An environmental and economic assessment for biomethane injection and natural gas heavy goods vehicles

This paper presents a novel method to incorporate the seasonal variations in gas demand and technical considerations of gas networks into the assessment of environmental sustainability and economic viability of biomethane production and injection into the grid. A consequential life-cycle assessment (LCA) is conducted to determine the environmental impacts of offsetting diesel in heavy goods vehicles (HGVs) and natural gas for residential heating. This is combined with an economic analysis to determine the total cost of carbon abatement. The results find that biomethane use in HGVs or for residential heating shows a significant reduction in emission in the selected impact categories of global warming potential (GWP), fine particulate matter formation (PM), and terrestrial acidification (AP). However, the freshwater eutrophication (EP) impact shows a slight increase when used to offset residential heating. A sensitivity analysis of the methane emissions leakage from the anaerobic digester and upgrader, finds that when the cumulative methane emissions leakage exceeds 5.5%, the production of bioCNG can be more greenhouse gas (GHG) intensive than fossil diesel on a well-to-tank basis.
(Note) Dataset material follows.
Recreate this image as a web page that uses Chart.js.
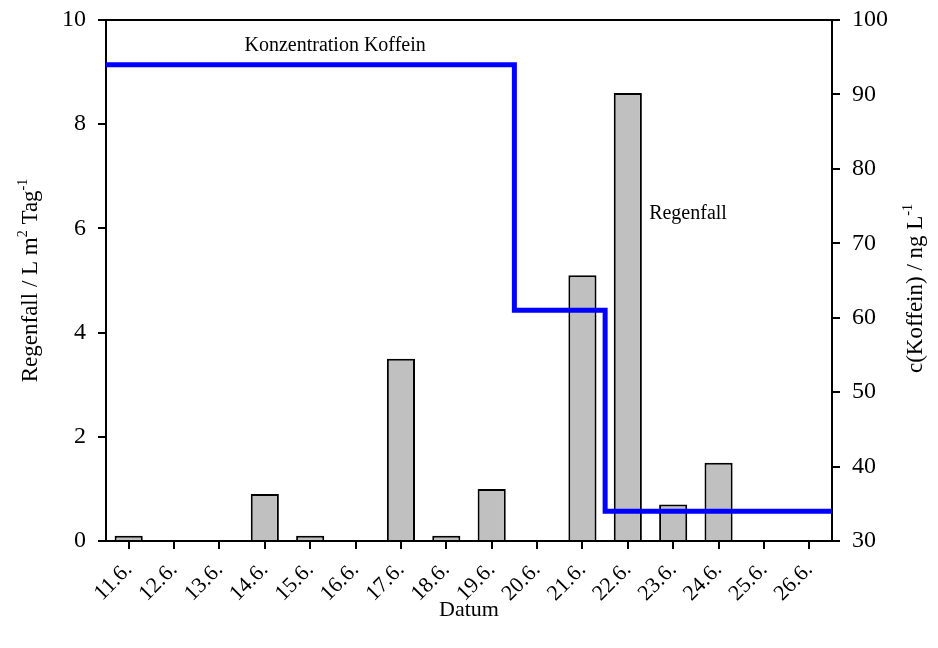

The results of the TCA highlight the importance of considering the technical constraints imposed by gas networks on the grid capacity to accept biomethane when considering the techno-econo-environmental impact of a biomethane plant size and location, with a range of 73 €/tCO2–177€/tCO2 depending on the scenario. The authors conclude that while biomethane has significant potential as a sustainable alternative to reduce the consumption of fossil diesel for transport and natural gas for heating, consideration must be given to technical constraints of the gas network to maximise emission mitigation at minimal cost.